Russell Wilson and Marshawn Lynch present as dynamic of a duo for the Seattle Seahawks’ zone read running game as Robert Griffin III (when healthy) and Alfred Morris do for the Washington Redskins.
“We knew it was going to be a 60-minute fight,” inside linebacker London Fletcher said. “Their run game was the No. 1 thing we needed to stop with Lynch and Wilson.”
After the Redskins’ season-ending 24-14 loss in the NFC wild card round of the playoffs, it was clear that they didn’t. So what went wrong?
“Just missed assignments, guys out of their gaps, things like that,” outside linebacker Rob Jackson said. “You’ve got to be fundamentally sound to stop the zone read, and I don’t think we were that every single time.”

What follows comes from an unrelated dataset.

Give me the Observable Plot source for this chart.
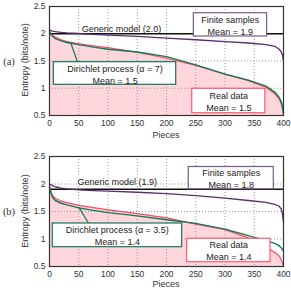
<!DOCTYPE html>
<html>
<head>
<meta charset="utf-8">
<script src="https://cdn.jsdelivr.net/npm/d3@7"></script>
<script src="https://cdn.jsdelivr.net/npm/@observablehq/plot@0.6"></script>
<style>
  html, body { margin: 0; padding: 0; background: #fff; }
  #wrap { position: relative; width: 291px; height: 292px; overflow: hidden; font-family: "Liberation Sans", Arial, sans-serif; color: #333; }
  .panel { position: absolute; left: 0; }
  .lbl { position: absolute; transform: translate(-50%, -50%); white-space: nowrap; font-size: 9px; }
  .ylab { position: absolute; transform: translate(-50%, -50%) rotate(-90deg); white-space: nowrap; font-size: 9px; }
  .tag { position: absolute; transform: translate(-50%, -50%); font-family: "Liberation Serif", "Times New Roman", serif; font-size: 10.5px; }
</style>
</head>
<body>
<div id="wrap">
  <div class="panel" id="pa" style="top:0"></div>
  <div class="panel" id="pb" style="top:145px"></div>
  <div class="tag" style="left:9px; top:61px">(a)</div>
  <div class="tag" style="left:9px; top:211px">(b)</div>
  <div class="ylab" style="left:25px; top:60px">Entropy (bits/note)</div>
  <div class="ylab" style="left:25px; top:211px">Entropy (bits/note)</div>
  <div class="lbl" style="left:166px; top:135px">Pieces</div>
  <div class="lbl" style="left:166px; top:284px">Pieces</div>
</div>
<script>
// ---- data ----
const xTicks = [0, 50, 100, 150, 200, 250, 300, 350, 400];
const yTicks = [0.5, 1, 1.5, 2, 2.5];
const yTickLabels = ["0.5", "1", "1.5", "2", "2.5"];

const pieces = [0, 2, 5, 10, 20, 30, 50, 75, 100, 150, 200, 250, 300, 340, 370, 385, 392, 396, 398, 400];

// panel (a)
const genericA = 2.0;
const finiteA = [2.07, 2.06, 2.05, 2.04, 2.025, 2.015, 2.005, 1.99, 1.975, 1.95, 1.92, 1.89, 1.855, 1.83, 1.80, 1.77, 1.72, 1.67, 1.62, 1.50];
const dirichletA = [2.05, 2.0, 1.96, 1.91, 1.87, 1.84, 1.80, 1.755, 1.715, 1.665, 1.58, 1.43, 1.26, 1.15, 1.04, 0.93, 0.84, 0.76, 0.68, 0.55];
const realA = [2.05, 2.0, 1.97, 1.94, 1.89, 1.855, 1.815, 1.78, 1.745, 1.66, 1.55, 1.42, 1.26, 1.14, 1.02, 0.90, 0.81, 0.72, 0.63, 0.50];

// panel (b)
const genericB = 1.905;
const finiteB = [2.0, 1.99, 1.97, 1.95, 1.925, 1.91, 1.895, 1.88, 1.87, 1.85, 1.825, 1.79, 1.745, 1.70, 1.665, 1.63, 1.60, 1.55, 1.47, 1.30];
const dirichletB = [1.94, 1.86, 1.76, 1.70, 1.65, 1.62, 1.567, 1.52, 1.48, 1.42, 1.35, 1.285, 1.18, 1.06, 0.97, 0.92, 0.88, 0.84, 0.81, 0.78];
const realB = [1.97, 1.88, 1.79, 1.74, 1.69, 1.66, 1.61, 1.57, 1.53, 1.46, 1.385, 1.27, 1.17, 1.02, 0.85, 0.76, 0.70, 0.63, 0.57, 0.50];

// ---- annotations (data coordinates) ----
const annA = {
  generic: {x: 123, y: 2.09, text: "Generic model (2.0)"},
  boxes: [
    {x1: 246.7, x2: 372, y1: 1.95, y2: 2.377, cx: 309, cy: 2.151, text: "Finite samples\nMean = 1.9", color: "#7a5a8c"},
    {x1: 7.4, x2: 216.6, y1: 1.063, y2: 1.478, cx: 112, cy: 1.252, text: "Dirichlet process (α = 7)\nMean = 1.5", color: "#16775a"},
    {x1: 244, x2: 369, y1: 0.542, y2: 0.99, cx: 306.5, cy: 0.766, text: "Real data\nMean = 1.5", color: "#ff5a6e"}
  ],
  pointer: {x1: 36, y1: 1.845, x2: 48, y2: 1.478}
};
const annB = {
  generic: {x: 115.7, y: 2.033, text: "Generic model (1.9)"},
  boxes: [
    {x1: 238, x2: 383.4, y1: 1.905, y2: 2.309, cx: 310.7, cy: 2.1, text: "Finite samples\nMean = 1.8", color: "#7a5a8c"},
    {x1: 5.6, x2: 226.8, y1: 0.851, y2: 1.282, cx: 116, cy: 1.064, text: "Dirichlet process (α = 3.5)\nMean = 1.4", color: "#16775a"},
    {x1: 235.4, x2: 377.8, y1: 0.578, y2: 1.004, cx: 306.5, cy: 0.791, text: "Real data\nMean = 1.4", color: "#ff5a6e"}
  ],
  pointer: {x1: 50, y1: 1.58, x2: 67, y2: 1.282}
};

function series(vals) { return pieces.map((p, i) => ({x: p, y: vals[i]})); }

function panel(generic, finite, dirichlet, real, ann, height, mt, mb) {
  const realData = series(real);
  return Plot.plot({
    width: 291, height: height,
    marginLeft: 49, marginRight: 8, marginTop: mt, marginBottom: mb,
    style: {fontSize: "8.5px", fontFamily: "'Liberation Sans', Arial, sans-serif", color: "#333", background: "#fff"},
    x: {domain: [0, 400]},
    y: {domain: [0.5, 2.5]},
    marks: [
      Plot.areaY(realData, {x: "x", y1: yTicks[0], y2: "y", fill: "#ffd6dc", curve: "linear"}),
      Plot.gridX(xTicks, {stroke: "#999", strokeOpacity: 1, strokeDasharray: "1,2"}),
      Plot.gridY(yTicks, {stroke: "#999", strokeOpacity: 1, strokeDasharray: "1,2"}),
      Plot.ruleY([generic], {stroke: "#111", strokeWidth: 1.3}),
      Plot.line(series(finite), {x: "x", y: "y", stroke: "#5b2d6e", strokeWidth: 1.3}),
      Plot.line(realData, {x: "x", y: "y", stroke: "#ff4a5e", strokeWidth: 1.2}),
      Plot.line(series(dirichlet), {x: "x", y: "y", stroke: "#107a58", strokeWidth: 1.4}),
      Plot.link([ann.pointer], {x1: "x1", y1: "y1", x2: "x2", y2: "y2", stroke: "#107a58", strokeWidth: 1.2}),
      Plot.text([ann.generic], {x: "x", y: "y", text: "text", fontSize: 9, fill: "#222"}),
      Plot.rect(ann.boxes, {x1: "x1", x2: "x2", y1: "y1", y2: "y2", fill: "#fff", stroke: "color", strokeWidth: 1.2}),
      Plot.text(ann.boxes, {x: "cx", y: "cy", text: "text", fontSize: 9, lineHeight: 1.3, fill: "#222"}),
      Plot.frame({stroke: "#333", strokeWidth: 1.2}),
      Plot.axisX({ticks: xTicks, tickSize: 0, tickPadding: 4, label: null}),
      Plot.axisY({ticks: yTicks, tickSize: 0, tickPadding: 4, label: null,
        tickFormat: (d) => yTickLabels[yTicks.indexOf(d)]})
    ]
  });
}

document.getElementById("pa").appendChild(panel(genericA, finiteA, dirichletA, realA, annA, 145, 6, 30));
document.getElementById("pb").appendChild(panel(genericB, finiteB, dirichletB, realB, annB, 147, 11, 26));
</script>
</body>
</html>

Not even close. Lynch so often had cutback lanes and plenty of room to run. So did Wilson when he held onto the ball.
Fletcher pointed out that the Redskins’ defense knew of the zone read from all the way back in the offseason at OTAs. But this group hasn’t practiced against it since training camp.

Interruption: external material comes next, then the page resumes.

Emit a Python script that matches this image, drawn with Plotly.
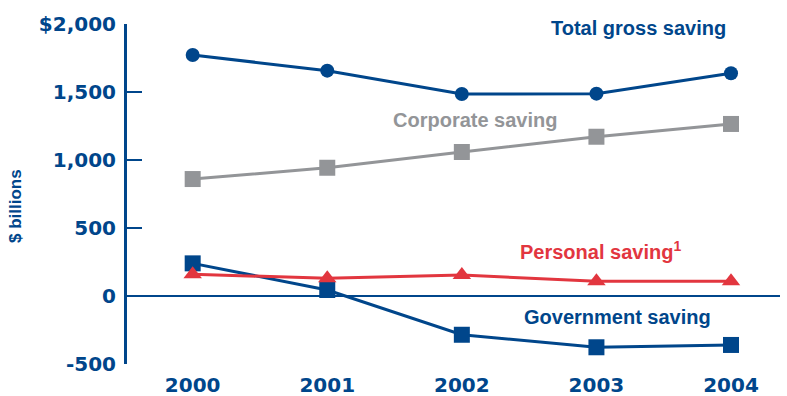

Prepping for it this week, Washington knew what to look for. Pete Carroll and Co. brought some surprises.
“They changed up some of their blocking schemes as far as what we had planned for them, as far as them blocking back on the end,” linebacker Lorenzo Alexander said. “It exposed us a couple of times, so we had to make some adjustments there.”
Safety Reed Doughty had the best zone read pickup of the game, tackling Wilson in the fourth quarter for no gain.
“We knew how to fit it up; guys just didn’t play it the way we’re supposed to every single time,” Fletcher said. “When we did it, you saw Reed making plays, us making plays in the backfield, stuff like that.”
When players didn’t play it how they practiced, things got bad. It was a story of mistakes in “assignment football,” Doughty said.
“If one guy misses, then the next guy’s got to make it, and the next thing you know, it’s an 8-yard gain,” he said.
The defense at times contained Wilson, but he also had a 28-yard run, untouched and unchallenged for most of the way.
“Certain times. Just not enough. He had a big scramble run, he had a couple third-down scrambles where he dumps it off and they get 14 when they need 12,” Doughty said. “Those are the type of plays that he’s made all year and that we were trying to limit.”
Wilson ended up with eight carries for 67 yards. Lynch had 20 carries for 132 yards and a touchdown.
Obviously mission not accomplished on the Redskins’ No. 1 goal.
“The boot and the read option, the zone read – all that was effective,” Alexander said. “Anytime you really can’t settle in as a defense, an offense can have their way with you, and that’s what they were able to do.”